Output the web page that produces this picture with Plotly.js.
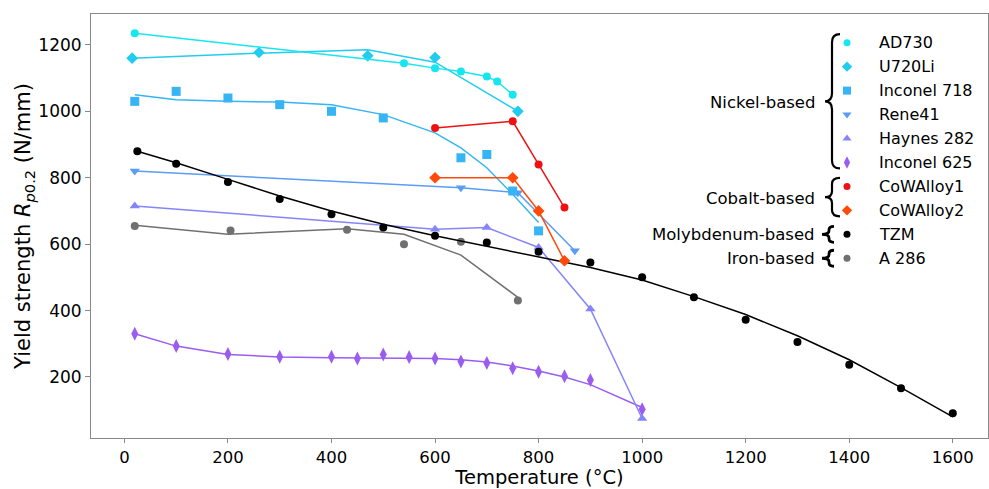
<!DOCTYPE html>
<html>
<head>
<meta charset="utf-8">
<script src="https://cdn.plot.ly/plotly-3.0.1.min.js"></script>
<style>html,body{margin:0;padding:0;background:#fff;}#chart{width:989px;height:489px;}</style>
</head>
<body>
<div id="chart"></div>
<script>
// ---------- data ----------
const seriesNames = ['AD730','U720Li','Inconel 718','Rene41','Haynes 282','Inconel 625','CoWAlloy1','CoWAlloy2','TZM','A 286'];
const seriesColors = ['#16e6f0','#22ccee','#36b4f4','#5b9cf5','#8585fa','#9b5cf0','#ee1111','#ff4a0a','#000000','#707070'];
const seriesSymbols = ['circle','diamond','square','triangle-down','triangle-up','diamond-tall','circle','diamond','circle','circle'];

const ad730X = [20,540,600,650,700,720,750];
const ad730Y = [1235,1145,1130,1120,1105,1090,1050];

const u720X = [15,260,470,600,760];
const u720Y = [1160,1177,1167,1162,1000];
const u720FitX = [15,260,470,600,760];
const u720FitY = [1160,1175,1185,1148,1000];

const in718X = [20,100,200,300,400,500,650,700,750,800];
const in718Y = [1030,1060,1040,1020,1000,980,860,870,760,640];
const in718FitX = [20,100,200,300,400,500,600,650,700,750,800];
const in718FitY = [1050,1035,1030,1028,1020,990,935,890,830,750,665];

const rene41X = [20,650,760,870];
const rene41Y = [820,770,755,580];

const haynesX = [20,600,700,800,900,1000];
const haynesY = [715,645,650,590,405,75];

const in625X = [20,100,200,300,400,450,500,550,600,650,700,750,800,850,900,1000];
const in625Y = [330,293,269,261,261,256,268,260,256,247,242,226,216,202,191,103];
const in625FitX = [20,100,200,300,400,450,500,550,600,650,700,750,800,850,900,1000];
const in625FitY = [330,293,268,260,258,257,257,257,256,252,245,233,218,200,177,108];

const co1X = [600,750,800,850];
const co1Y = [950,970,840,710];

const co2X = [600,750,800,850];
const co2Y = [800,800,700,550];

const tzmX = [25,100,200,300,400,500,600,700,800,900,1000,1100,1200,1300,1400,1500,1600];
const tzmY = [880,842,787,736,690,650,625,605,577,545,500,440,372,305,237,166,91];
const tzmFitY = [880,845,795,745,700,660,625,593,562,530,492,442,388,324,252,168,80];

const a286X = [20,205,430,540,650,760];
const a286Y = [655,641,643,600,607,430];
const a286FitX = [20,200,430,540,650,760];
const a286FitY = [657,630,646,630,567,440];

const groupNames = ['Nickel-based','Cobalt-based','Molybdenum-based','Iron-based'];
const groupSizes = [6,2,1,1];

const xTicks = [0,200,400,600,800,1000,1200,1400,1600];
const yTicks = [200,400,600,800,1000,1200];

// ---------- layout helpers ----------
const W = 989, H = 489;
const M = {l:91, r:1, t:14, b:51};
const PW = W - M.l - M.r, PH = H - M.t - M.b;
const px = x => (x - M.l) / PW;      // pixel -> paper x
const py = y => (M.t + PH - y) / PH; // pixel -> paper y
const FONT = 'DejaVu Sans, Arial, sans-serif';

const traces = [];
function fit(i, xs, ys) {
  traces.push({x: xs, y: ys, mode: 'lines', type: 'scatter', showlegend: false, hoverinfo: 'skip',
    line: {color: seriesColors[i], width: 1.5}});
}
function pts(i, xs, ys, withLine) {
  const sz = seriesSymbols[i] === 'diamond-tall' ? 10 : (seriesSymbols[i] === 'circle' ? 8 : 9);
  traces.push({x: xs, y: ys, mode: withLine ? 'lines+markers' : 'markers', type: 'scatter',
    name: seriesNames[i], showlegend: false,
    line: {color: seriesColors[i], width: 1.5},
    marker: {color: seriesColors[i], symbol: seriesSymbols[i], size: sz}});
}
// measured data with fitted lines
fit(9, a286FitX, a286FitY); pts(9, a286X, a286Y, false);
pts(5, in625X, in625Y, false); fit(5, in625FitX, in625FitY);
pts(4, haynesX, haynesY, true);
pts(3, rene41X, rene41Y, true);
fit(2, in718FitX, in718FitY); pts(2, in718X, in718Y, false);
fit(1, u720FitX, u720FitY); pts(1, u720X, u720Y, false);
pts(0, ad730X, ad730Y, true);
fit(8, tzmX, tzmFitY); pts(8, tzmX, tzmY, false);
pts(7, co2X, co2Y, true);
pts(6, co1X, co1Y, true);

// ---------- custom legend ----------
const row0 = 42.7, rowStep = 23.95;
const annotations = [];
const shapes = [];
seriesNames.forEach((n, i) => {
  const yy = py(row0 + rowStep * i);
  traces.push({x: [px(847)], y: [yy], xaxis: 'x2', yaxis: 'y2', mode: 'markers', type: 'scatter',
    showlegend: false, hoverinfo: 'skip',
    marker: {color: seriesColors[i], symbol: seriesSymbols[i],
      size: seriesSymbols[i] === 'diamond-tall' ? 9 : (seriesSymbols[i] === 'circle' ? 7 : 8)}});
  annotations.push({xref: 'paper', yref: 'paper', x: px(877), y: yy, xanchor: 'left', yanchor: 'middle',
    text: n, showarrow: false, font: {family: FONT, size: 16, color: '#000'}});
});
function bracePath(yTop, yBot, xEnd, xLine, xCusp, r) {
  const yMid = (yTop + yBot) / 2;
  const P = (x, y) => px(x).toFixed(5) + ',' + py(y).toFixed(5);
  return 'M' + P(xEnd, yTop) + ' Q' + P(xLine, yTop) + ' ' + P(xLine, yTop + r) +
    ' L' + P(xLine, yMid - r) + ' Q' + P(xLine, yMid) + ' ' + P(xCusp, yMid) +
    ' Q' + P(xLine, yMid) + ' ' + P(xLine, yMid + r) +
    ' L' + P(xLine, yBot - r) + ' Q' + P(xLine, yBot) + ' ' + P(xEnd, yBot);
}
let start = 0;
groupNames.forEach((g, k) => {
  const first = row0 + rowStep * start;
  const last = row0 + rowStep * (start + groupSizes[k] - 1);
  const mid = (first + last) / 2;
  annotations.push({xref: 'paper', yref: 'paper', x: px(817), y: py(mid), xanchor: 'right', yanchor: 'middle',
    text: g, showarrow: false, font: {family: FONT, size: 16.5, color: '#000'}});
  let path, w;
  if (groupSizes[k] > 1) {
    path = bracePath(first - 8.5, last + 6, 840, 832, 825, groupSizes[k] > 2 ? 8 : 6);
    w = 2.2;
  } else {
    path = bracePath(mid - 8, mid + 8, 834, 829, 822, 3.5);
    w = 2.8;
  }
  shapes.push({type: 'path', xref: 'paper', yref: 'paper', path: path, line: {color: '#000', width: w}});
  start += groupSizes[k];
});

const layout = {
  width: W, height: H,
  margin: M,
  paper_bgcolor: '#fff', plot_bgcolor: '#fff',
  showlegend: false,
  font: {family: FONT, color: '#000'},
  xaxis: {
    range: [-64.5, 1668], tickvals: xTicks, ticktext: xTicks.map(String),
    ticks: 'outside', ticklen: 4, tickcolor: '#888', tickwidth: 1,
    showline: true, linecolor: '#888', linewidth: 1, mirror: true,
    showgrid: false, zeroline: false,
    tickfont: {family: FONT, size: 16.5, color: '#000'},
    title: {text: 'Temperature (°C)', font: {family: FONT, size: 19.5, color: '#000'}, standoff: 8}
  },
  yaxis: {
    range: [16.3, 1293], tickvals: yTicks, ticktext: yTicks.map(String),
    ticks: 'outside', ticklen: 5, tickcolor: '#888', tickwidth: 1,
    showline: true, linecolor: '#888', linewidth: 1, mirror: true,
    showgrid: false, zeroline: false,
    tickfont: {family: FONT, size: 17, color: '#000'},
    title: {text: 'Yield strength <i>R</i><sub><i>p</i>0.2</sub> (N/mm)', font: {family: FONT, size: 21, color: '#000'}, standoff: 1}
  },
  xaxis2: {overlaying: 'x', range: [0, 1], visible: false, fixedrange: true},
  yaxis2: {overlaying: 'y', range: [0, 1], visible: false, fixedrange: true},
  annotations: annotations,
  shapes: shapes
};

Plotly.newPlot('chart', traces, layout, {staticPlot: true, displayModeBar: false});
</script>
</body>
</html>
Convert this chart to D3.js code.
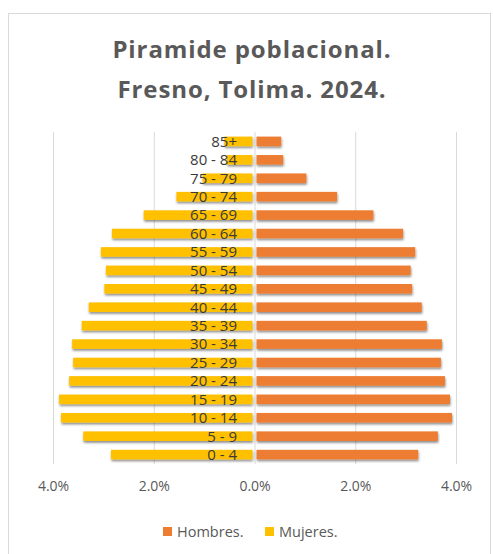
<!DOCTYPE html>
<html>
<head>
<meta charset="utf-8">
<script src="https://cdn.jsdelivr.net/npm/d3@7"></script>
<style>
  body { margin: 0; background: #fff; }
  text { font-family: "Open Sans", sans-serif; }
</style>
</head>
<body>
<div id="chart"></div>
<script>
// age groups, top to bottom
var grupos = ["85+", "80 - 84", "75 - 79", "70 - 74", "65 - 69", "60 - 64", "55 - 59", "50 - 54", "45 - 49",
  "40 - 44", "35 - 39", "30 - 34", "25 - 29", "20 - 24", "15 - 19", "10 - 14", "5 - 9", "0 - 4"];

// percent of population
var hombres = [0.53, 0.57, 1.03, 1.64, 2.36, 2.95, 3.19, 3.10, 3.13, 3.32, 3.42, 3.72, 3.70, 3.78, 3.88, 3.92, 3.64, 3.25];
var mujeres = [0.60, 0.55, 1.03, 1.55, 2.20, 2.83, 3.05, 2.95, 2.98, 3.29, 3.43, 3.62, 3.60, 3.68, 3.88, 3.84, 3.40, 2.85];

var ticks = [-4, -2, 0, 2, 4];
var titulo = ["Piramide poblacional.", "Fresno, Tolima. 2024."];
var series = [{name: "Hombres.", color: "#ED7D31"}, {name: "Mujeres.", color: "#FFC000"}];

var W = 493, H = 554;

var svg = d3.select("#chart").append("svg")
    .attr("width", W)
    .attr("height", H);

// drop shadow like excel
var defs = svg.append("defs");
defs.append("filter").attr("id", "sombra")
    .attr("x", "-5%").attr("y", "-50%").attr("width", "110%").attr("height", "220%")
  .append("feDropShadow")
    .attr("dx", 0.5).attr("dy", 1.8).attr("stdDeviation", 1)
    .attr("flood-color", "#000").attr("flood-opacity", 0.45);

// chart frame
svg.append("rect")
    .attr("x", 8.5).attr("y", 13.5)
    .attr("width", 482).attr("height", 560)
    .attr("fill", "#fff")
    .attr("stroke", "#d9d9d9");

// title
svg.selectAll("text.titulo")
    .data(titulo).enter().append("text")
    .attr("class", "titulo")
    .attr("x", 252)
    .attr("y", function (d, i) { return 58 + i * 40; })
    .attr("text-anchor", "middle")
    .attr("font-size", 24)
    .attr("letter-spacing", 0.9)
    .attr("font-weight", "bold")
    .attr("fill", "#595959")
    .text(function (d) { return d; });

var x = d3.scaleLinear().domain([-4, 4]).range([53, 456]);
var y = d3.scaleBand().domain(grupos).range([132, 464]).paddingInner(0.48).paddingOuter(0.25);

// gridlines
svg.append("g").selectAll("line")
    .data(ticks).enter().append("line")
    .attr("x1", function (d) { return x(d) + 0.5; })
    .attr("x2", function (d) { return x(d) + 0.5; })
    .attr("y1", 132).attr("y2", 464)
    .attr("stroke", "#d9d9d9");

// bars
var bars = svg.append("g").attr("filter", "url(#sombra)");

bars.selectAll("rect.muj")
    .data(mujeres).enter().append("rect")
    .attr("class", "muj")
    .attr("x", function (d) { return x(-d); })
    .attr("y", function (d, i) { return y(grupos[i]); })
    .attr("width", function (d) { return x(0) - x(-d) - 2; })
    .attr("height", y.bandwidth())
    .attr("fill", series[1].color);

bars.selectAll("rect.hom")
    .data(hombres).enter().append("rect")
    .attr("class", "hom")
    .attr("x", x(0) + 2)
    .attr("y", function (d, i) { return y(grupos[i]); })
    .attr("width", function (d) { return x(d) - x(0) - 2; })
    .attr("height", y.bandwidth())
    .attr("fill", series[0].color);

// category labels
svg.append("g").selectAll("text")
    .data(grupos).enter().append("text")
    .attr("x", 237)
    .attr("y", function (d) { return y(d) + y.bandwidth() / 2; })
    .attr("dy", "0.36em")
    .attr("text-anchor", "end")
    .attr("font-family", "Liberation Sans, sans-serif")
    .attr("font-size", 15)
    .attr("fill", "#3a3a3a")
    .text(function (d) { return d; });

// bottom axis
var axis = d3.axisBottom(x)
    .tickValues(ticks)
    .tickSize(0)
    .tickPadding(0)
    .tickFormat(function (d) { return Math.abs(d).toFixed(1) + "%"; });

var ax = svg.append("g").attr("transform", "translate(0,481)").call(axis);
ax.select(".domain").remove();
ax.selectAll("text")
    .attr("font-family", "Open Sans, sans-serif")
    .attr("font-size", 14)
    .attr("fill", "#595959");

// legend
var leg = svg.append("g").attr("transform", "translate(163,527)");
var item = leg.selectAll("g")
    .data(series).enter().append("g")
    .attr("transform", function (d, i) { return "translate(" + (i * 102) + ",0)"; });
item.append("rect")
    .attr("width", 9).attr("height", 9)
    .attr("fill", function (d) { return d.color; });
item.append("text")
    .attr("x", 14).attr("y", 4.5)
    .attr("dy", "0.35em")
    .attr("font-size", 14.5)
    .attr("fill", "#595959")
    .text(function (d) { return d.name; });
</script>
</body>
</html>
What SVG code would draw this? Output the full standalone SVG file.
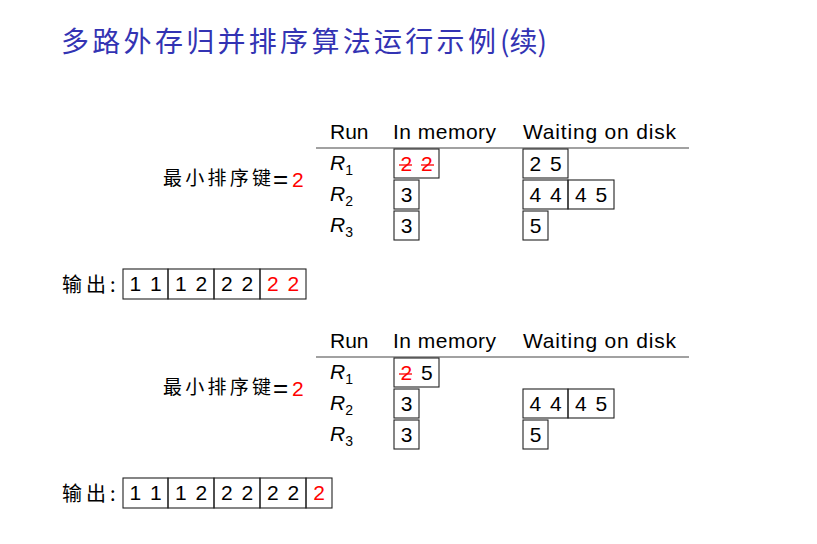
<svg xmlns="http://www.w3.org/2000/svg" width="817" height="544" viewBox="0 0 817 544">
<style>
.t{font-family:"Liberation Sans","DejaVu Sans",sans-serif;font-size:21px;fill:#000}
.c{font-family:"Liberation Sans","DejaVu Sans",sans-serif;font-size:21px;fill:#000;text-anchor:middle;word-spacing:3px}
.r{fill:#f00}
.cjk{font-family:"Noto Sans CJK SC",sans-serif;font-size:19px;fill:#000}
.eq{font-family:"Liberation Sans","DejaVu Sans",sans-serif;font-size:26px;fill:#000}
.box{fill:none;stroke:#222;stroke-width:1.1}
.rule{stroke:#444;stroke-width:1.2}
.strike{stroke:#f00;stroke-width:1.3}
.ri{font-family:"Liberation Sans","DejaVu Sans",sans-serif;font-style:italic;font-size:21px}
.sub{font-family:"Liberation Sans","DejaVu Sans",sans-serif;font-size:14px}
.out{font-family:"Noto Sans CJK SC",sans-serif;font-size:20px;fill:#000;letter-spacing:4px}
</style>
<rect width="817" height="544" fill="#fff"/>
<g id="title">
<text x="61" y="52" font-family="'Noto Sans CJK SC',sans-serif" font-size="28" fill="#3333b3" letter-spacing="3.3">多路外存归并排序算法运行示例</text>
<text x="500" y="52" font-family="'Noto Sans CJK SC',sans-serif" font-size="28" fill="#3333b3">(续)</text>
</g>

<g id="table1">
<g id="t1-header">
<text class="t" x="330" y="139">Run</text>
<text class="t" x="393" y="139" textLength="103">In memory</text>
<text class="t" x="523" y="139" textLength="153">Waiting on disk</text>
<line class="rule" x1="316" y1="148" x2="689" y2="148"/>
</g>
<g id="t1-key">
<text class="cjk" x="163" y="185" textLength="108">最小排序键</text>
<text class="eq" x="273" y="188">=</text>
<text class="t r" x="292" y="187">2</text>
</g>
<g id="t1-r1">
<text class="ri" x="330" y="170">R<tspan class="sub" font-style="normal" dy="5">1</tspan></text>
<rect class="box" x="394" y="149" width="45" height="29"/>
<text class="c r" x="416.5" y="171">2 2</text>
<line class="strike" x1="399" y1="165" x2="412" y2="165"/>
<line class="strike" x1="421" y1="165" x2="434" y2="165"/>
<rect class="box" x="523" y="149" width="45" height="29"/>
<text class="c" x="545.5" y="171">2 5</text>
</g>
<g id="t1-r2">
<text class="ri" x="330" y="201">R<tspan class="sub" font-style="normal" dy="5">2</tspan></text>
<rect class="box" x="394" y="180" width="25" height="29"/>
<text class="c" x="406.5" y="202">3</text>
<rect class="box" x="523" y="180" width="45" height="29"/>
<text class="c" x="545.5" y="202">4 4</text>
<rect class="box" x="568" y="180" width="46" height="29"/>
<text class="c" x="591" y="202">4 5</text>
</g>
<g id="t1-r3">
<text class="ri" x="330" y="232">R<tspan class="sub" font-style="normal" dy="5">3</tspan></text>
<rect class="box" x="394" y="211" width="25" height="29"/>
<text class="c" x="406.5" y="233">3</text>
<rect class="box" x="523" y="211" width="25" height="29"/>
<text class="c" x="535.5" y="233">5</text>
</g>
</g>

<g id="output1">
<text class="out" x="62" y="292">输出:</text>
<rect class="box" x="123" y="269" width="45" height="30"/>
<text class="c" x="145.5" y="291">1 1</text>
<rect class="box" x="168" y="269" width="46" height="30"/>
<text class="c" x="191" y="291">1 2</text>
<rect class="box" x="214" y="269" width="46" height="30"/>
<text class="c" x="237" y="291">2 2</text>
<rect class="box" x="260" y="269" width="46" height="30"/>
<text class="c r" x="283" y="291">2 2</text>
</g>

<g id="table2">
<g id="t2-header">
<text class="t" x="330" y="348">Run</text>
<text class="t" x="393" y="348" textLength="103">In memory</text>
<text class="t" x="523" y="348" textLength="153">Waiting on disk</text>
<line class="rule" x1="316" y1="357" x2="689" y2="357"/>
</g>
<g id="t2-key">
<text class="cjk" x="163" y="394" textLength="108">最小排序键</text>
<text class="eq" x="273" y="397">=</text>
<text class="t r" x="292" y="396">2</text>
</g>
<g id="t2-r1">
<text class="ri" x="330" y="379">R<tspan class="sub" font-style="normal" dy="5">1</tspan></text>
<rect class="box" x="394" y="358" width="45" height="29"/>
<text class="c" x="416.5" y="380"><tspan class="r">2</tspan> 5</text>
<line class="strike" x1="399" y1="374" x2="412" y2="374"/>
</g>
<g id="t2-r2">
<text class="ri" x="330" y="410">R<tspan class="sub" font-style="normal" dy="5">2</tspan></text>
<rect class="box" x="394" y="389" width="25" height="29"/>
<text class="c" x="406.5" y="411">3</text>
<rect class="box" x="523" y="389" width="45" height="29"/>
<text class="c" x="545.5" y="411">4 4</text>
<rect class="box" x="568" y="389" width="46" height="29"/>
<text class="c" x="591" y="411">4 5</text>
</g>
<g id="t2-r3">
<text class="ri" x="330" y="441">R<tspan class="sub" font-style="normal" dy="5">3</tspan></text>
<rect class="box" x="394" y="420" width="25" height="29"/>
<text class="c" x="406.5" y="442">3</text>
<rect class="box" x="523" y="420" width="25" height="29"/>
<text class="c" x="535.5" y="442">5</text>
</g>
</g>

<g id="output2">
<text class="out" x="62" y="501">输出:</text>
<rect class="box" x="123" y="478" width="45" height="30"/>
<text class="c" x="145.5" y="500">1 1</text>
<rect class="box" x="168" y="478" width="46" height="30"/>
<text class="c" x="191" y="500">1 2</text>
<rect class="box" x="214" y="478" width="46" height="30"/>
<text class="c" x="237" y="500">2 2</text>
<rect class="box" x="260" y="478" width="46" height="30"/>
<text class="c" x="283" y="500">2 2</text>
<rect class="box" x="306" y="478" width="26" height="30"/>
<text class="c r" x="319" y="500">2</text>
</g>
</svg>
##########
Leave out the pictures and restate, word for word, the lines from the top of the data through the line containing "const haynesY = [715,645,650,590,405,75];", both included.

Output the web page that produces this picture with Plotly.js.
<!DOCTYPE html>
<html>
<head>
<meta charset="utf-8">
<script src="https://cdn.plot.ly/plotly-3.0.1.min.js"></script>
<style>html,body{margin:0;padding:0;background:#fff;}#chart{width:989px;height:489px;}</style>
</head>
<body>
<div id="chart"></div>
<script>
// ---------- data ----------
const seriesNames = ['AD730','U720Li','Inconel 718','Rene41','Haynes 282','Inconel 625','CoWAlloy1','CoWAlloy2','TZM','A 286'];
const seriesColors = ['#16e6f0','#22ccee','#36b4f4','#5b9cf5','#8585fa','#9b5cf0','#ee1111','#ff4a0a','#000000','#707070'];
const seriesSymbols = ['circle','diamond','square','triangle-down','triangle-up','diamond-tall','circle','diamond','circle','circle'];

const ad730X = [20,540,600,650,700,720,750];
const ad730Y = [1235,1145,1130,1120,1105,1090,1050];

const u720X = [15,260,470,600,760];
const u720Y = [1160,1177,1167,1162,1000];
const u720FitX = [15,260,470,600,760];
const u720FitY = [1160,1175,1185,1148,1000];

const in718X = [20,100,200,300,400,500,650,700,750,800];
const in718Y = [1030,1060,1040,1020,1000,980,860,870,760,640];
const in718FitX = [20,100,200,300,400,500,600,650,700,750,800];
const in718FitY = [1050,1035,1030,1028,1020,990,935,890,830,750,665];

const rene41X = [20,650,760,870];
const rene41Y = [820,770,755,580];

const haynesX = [20,600,700,800,900,1000];
const haynesY = [715,645,650,590,405,75];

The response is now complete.